US President Donald Trump will look to pull off the ultimate charm offensive as he hosts French President Emmanuel Macron at a glitzy White House state dinner.
Wined and dined on multiple state visits during his tour of Asia last year, Mr Trump is paying it forward and celebrating nearly 250 years of US-French relations at the dinner on Tuesday.
Months in the making, it is the first state visit and first big soiree of the Trump era in Washington.
"It sounds like what they're planning will be spectacular," said Jeremy Bernard, who was White House social secretary in 2014, the last time the US feted a French president.
The White House has said little beyond the fact that dinner will be served, sticking to the tradition of trying to maintain an element of surprise for its guests.
In fact, Mr Macron will break bread twice with Mr Trump.
On Monday, the president and Melania Trump will dine privately with Mr Macron and his wife, Brigitte, at Mount Vernon, the home of America's first president, George Washington, on the banks of the Potomac River in Virginia.
The White House said the setting will serve as a reminder of France's "unique status" as America's first ally.
Mr Trump ended his first year without receiving a foreign leader on a state visit, making him the first president in nearly 100 years to do so and heightening the stakes for Tuesday.
Dinner tickets are typically highly sought after by Washington's political and business elite.
A few inklings of who's in and who's out already are known: Christine Lagarde, head of the International Monetary Fund, is in, as are House Speaker Paul Ryan, and defence secretary Jim Mattis.

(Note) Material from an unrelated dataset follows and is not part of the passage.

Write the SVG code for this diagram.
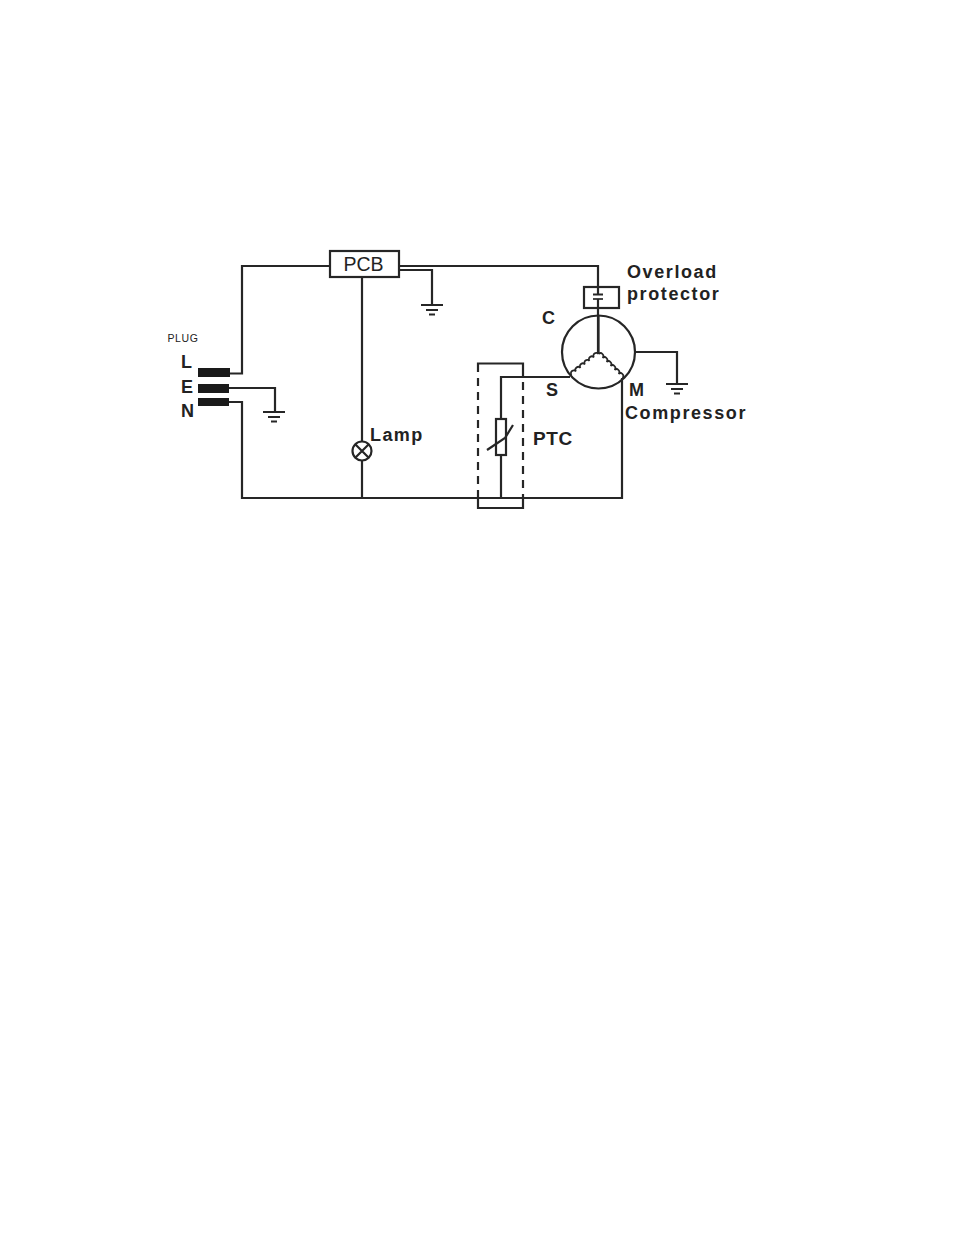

Senate Republican Leader Mitch McConnell of Kentucky was invited, but his office said he is unable to attend.
In a break with tradition, Mr Trump invited no Democratic members of Congress or journalists, said a White House official familiar with the arrangements. But at least one Democrat will be in the crowd: The office of Louisiana governor John Bel Edwards confirmed his attendance.
Approximately 150 guests will take their seats in the State Dining Room on Tuesday, making for a more intimate affair than those held by President Barack Obama.
Mr Obama's guest lists numbered into the hundreds, requiring that the event be held in a tented pavilion erected on the South Lawn because no room in the White House can accommodate that many people.
Most of the responsibility for executing a flawless celebration falls to the first lady and her staff, including such key details as what is served (Mr Trump likes wedge salads and chocolate cake) and poured into glasses, who sits next to whom, who performs after dinner and what the decor looks like.
One big moment is the first glimpse of the first lady in her gown. Fashion details are kept secret until the first couple steps on to the North Portico on Tuesday night to welcome their dinner guests.
Former first lady Michelle Obama often used state dinners to showcase the talent of up-and-coming designers. Some designers have cited mr Trump's politics in refusing to dress the current first lady, a former model.
Still, a likely choice would be Dior, the French design house whose fashions Mrs Trump often wears, or Herve Pierre, the French-American who designed her inaugural gown and other looks.
The last time a Republican president hosted his French counterpart was November 2007 when President George W Bush welcomed the newly divorced Nicolas Sarkozy.
When Mr Macron's limousine first pulls up the White House driveway on Tuesday morning, Mr Trump, the first lady, White House and administration officials, and hundreds of invited guests will be waiting on the South Lawn.
The pomp-filled arrival ceremony is for the man who became the youngest president in French history when he was elected in 2017 aged 39 on his first run for office.
The visit also offers Mr Macron his first Oval Office meeting and a joint White House news conference with Mr Trump. There's also a State Department lunch hosted by vice president Mike Pence before Mr Macron and his wife arrive for the state dinner.